Despatches from Storm-battered Italy

In Tuscany, on the Mediterranean coast, you don't expect to wake up to this in November. Drifts of the white stuff in the olive groves below the terrace, and temperatures of about 5 degrees.


Our neighbours are still picking olives.  The mountains behind us, glimpsed through the clouds, were also white - and this time not with marble dust.

Photo Alexandra Sack
The storms had kept us awake all night - thunder and lightning, wind, apocalyptic rain and the percussion of hailstones.  And this is what the white drifts are - hailstones a foot deep like frozen snow.  But however horrible the weather here has been (and it's been 'bruttissimo'!) it's nothing to the storm that hit Sardinia three days ago during the night. 453 millimetres of rain (almost 20 inches) fell in two hours, creating some of the most terrible flash floods ever seen in Europe.  The island is devastated - roads and bridges and whole villages washed away and many dead.  One family died instantly as a wall of mud, debris and water, burst through their ground floor apartment without warning. Towns and cities were flooded 2 or 3 metres deep in mud and water.  Thousands are homeless.

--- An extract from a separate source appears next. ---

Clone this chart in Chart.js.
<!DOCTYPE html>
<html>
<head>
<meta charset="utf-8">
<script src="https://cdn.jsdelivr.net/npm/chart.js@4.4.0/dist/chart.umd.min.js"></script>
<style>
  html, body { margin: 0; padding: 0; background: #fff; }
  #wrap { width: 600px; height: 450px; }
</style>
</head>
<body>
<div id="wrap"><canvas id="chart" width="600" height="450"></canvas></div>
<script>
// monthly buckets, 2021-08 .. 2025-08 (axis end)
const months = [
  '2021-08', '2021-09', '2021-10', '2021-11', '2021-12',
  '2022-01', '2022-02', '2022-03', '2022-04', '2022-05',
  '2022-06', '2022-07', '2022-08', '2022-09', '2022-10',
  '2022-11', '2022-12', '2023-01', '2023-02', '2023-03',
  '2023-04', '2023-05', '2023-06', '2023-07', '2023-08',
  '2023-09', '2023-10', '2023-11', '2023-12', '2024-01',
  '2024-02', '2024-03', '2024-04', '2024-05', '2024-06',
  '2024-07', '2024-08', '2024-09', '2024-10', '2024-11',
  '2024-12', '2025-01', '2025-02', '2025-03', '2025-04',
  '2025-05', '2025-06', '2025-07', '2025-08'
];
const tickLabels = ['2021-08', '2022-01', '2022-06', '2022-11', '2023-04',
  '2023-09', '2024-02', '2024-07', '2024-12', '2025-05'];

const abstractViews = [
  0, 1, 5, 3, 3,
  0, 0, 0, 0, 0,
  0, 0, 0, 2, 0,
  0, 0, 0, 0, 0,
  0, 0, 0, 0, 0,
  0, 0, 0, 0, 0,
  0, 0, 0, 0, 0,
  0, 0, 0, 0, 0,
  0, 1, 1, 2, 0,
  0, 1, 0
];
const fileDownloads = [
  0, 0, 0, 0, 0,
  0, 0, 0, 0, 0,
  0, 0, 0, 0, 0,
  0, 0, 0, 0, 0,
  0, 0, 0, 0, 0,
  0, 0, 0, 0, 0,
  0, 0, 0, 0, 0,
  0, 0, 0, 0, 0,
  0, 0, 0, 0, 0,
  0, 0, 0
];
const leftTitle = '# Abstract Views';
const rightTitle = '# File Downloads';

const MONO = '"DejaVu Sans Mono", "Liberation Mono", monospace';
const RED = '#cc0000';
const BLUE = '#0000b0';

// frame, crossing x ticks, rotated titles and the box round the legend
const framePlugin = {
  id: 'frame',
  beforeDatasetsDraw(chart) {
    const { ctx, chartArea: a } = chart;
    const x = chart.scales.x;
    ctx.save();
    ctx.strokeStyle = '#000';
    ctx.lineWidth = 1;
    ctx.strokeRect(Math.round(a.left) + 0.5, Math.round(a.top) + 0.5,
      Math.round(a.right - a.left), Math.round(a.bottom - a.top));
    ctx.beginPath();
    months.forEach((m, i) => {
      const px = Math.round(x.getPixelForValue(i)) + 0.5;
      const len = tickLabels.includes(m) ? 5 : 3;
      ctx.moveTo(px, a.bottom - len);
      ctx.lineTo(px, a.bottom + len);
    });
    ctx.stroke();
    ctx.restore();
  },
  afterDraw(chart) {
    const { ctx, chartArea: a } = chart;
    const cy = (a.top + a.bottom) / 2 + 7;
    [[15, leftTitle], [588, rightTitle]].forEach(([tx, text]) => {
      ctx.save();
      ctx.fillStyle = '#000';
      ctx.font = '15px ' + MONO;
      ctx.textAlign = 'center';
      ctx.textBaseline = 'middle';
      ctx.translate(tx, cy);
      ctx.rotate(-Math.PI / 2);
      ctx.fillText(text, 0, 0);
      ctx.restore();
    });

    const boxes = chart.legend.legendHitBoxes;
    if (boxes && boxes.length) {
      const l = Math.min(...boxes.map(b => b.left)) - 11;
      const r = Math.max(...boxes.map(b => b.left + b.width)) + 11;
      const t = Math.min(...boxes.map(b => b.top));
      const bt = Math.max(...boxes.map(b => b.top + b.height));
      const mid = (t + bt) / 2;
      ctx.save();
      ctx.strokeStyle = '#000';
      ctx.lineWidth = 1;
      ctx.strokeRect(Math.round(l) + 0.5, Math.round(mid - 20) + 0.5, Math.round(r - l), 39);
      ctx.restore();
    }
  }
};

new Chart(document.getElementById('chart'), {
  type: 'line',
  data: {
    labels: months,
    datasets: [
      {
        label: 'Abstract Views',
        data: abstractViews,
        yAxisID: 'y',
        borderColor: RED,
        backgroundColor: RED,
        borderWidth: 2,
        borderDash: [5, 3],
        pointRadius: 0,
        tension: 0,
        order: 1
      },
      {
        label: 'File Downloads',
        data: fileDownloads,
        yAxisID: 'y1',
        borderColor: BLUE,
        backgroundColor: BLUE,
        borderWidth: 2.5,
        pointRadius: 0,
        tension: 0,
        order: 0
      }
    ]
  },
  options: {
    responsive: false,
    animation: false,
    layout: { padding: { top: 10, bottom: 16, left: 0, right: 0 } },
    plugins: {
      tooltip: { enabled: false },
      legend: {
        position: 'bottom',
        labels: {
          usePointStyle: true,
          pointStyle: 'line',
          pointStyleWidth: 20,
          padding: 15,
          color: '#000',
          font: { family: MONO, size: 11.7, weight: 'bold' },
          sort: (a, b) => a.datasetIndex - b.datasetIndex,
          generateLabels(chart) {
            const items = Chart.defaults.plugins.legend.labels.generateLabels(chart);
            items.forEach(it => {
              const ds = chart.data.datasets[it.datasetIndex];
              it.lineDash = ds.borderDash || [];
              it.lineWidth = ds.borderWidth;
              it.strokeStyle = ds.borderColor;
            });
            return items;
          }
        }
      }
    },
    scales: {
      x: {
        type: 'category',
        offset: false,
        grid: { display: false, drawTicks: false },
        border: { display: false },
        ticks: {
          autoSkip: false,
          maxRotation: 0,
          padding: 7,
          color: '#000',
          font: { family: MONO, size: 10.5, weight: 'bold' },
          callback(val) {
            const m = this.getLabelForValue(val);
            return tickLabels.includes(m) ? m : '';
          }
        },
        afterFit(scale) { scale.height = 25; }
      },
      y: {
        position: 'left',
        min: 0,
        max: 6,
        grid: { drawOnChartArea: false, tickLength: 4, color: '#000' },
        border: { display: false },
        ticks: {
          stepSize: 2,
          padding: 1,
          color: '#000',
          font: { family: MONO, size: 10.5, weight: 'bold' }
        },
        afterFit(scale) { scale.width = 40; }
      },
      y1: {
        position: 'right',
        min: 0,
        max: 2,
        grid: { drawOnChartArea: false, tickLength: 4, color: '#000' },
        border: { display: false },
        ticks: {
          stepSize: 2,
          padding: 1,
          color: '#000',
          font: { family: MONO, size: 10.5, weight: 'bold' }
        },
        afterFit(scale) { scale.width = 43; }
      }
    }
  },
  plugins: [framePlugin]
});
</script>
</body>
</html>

Now the political fall-out has begun.  The government have been accused of 'forgetting' Sardinia. Almost its only income is from tourism, but the tourist season lasts only 3 months of the year now, perhaps four in the warmer south of the island.  For the rest of the year, Sardinians are out of work. They say that there has been no investment in the island - no money put into the infrastructure and that this neglect has contributed to the disaster.  Italian football star Gigi Riva, who lives on the island, said in a newspaper articles (La Nazione) that he believes that Sardinia has been abandoned by the state; 'poi e' come se la Sardegna non esistesse piu'.   It is all very sad.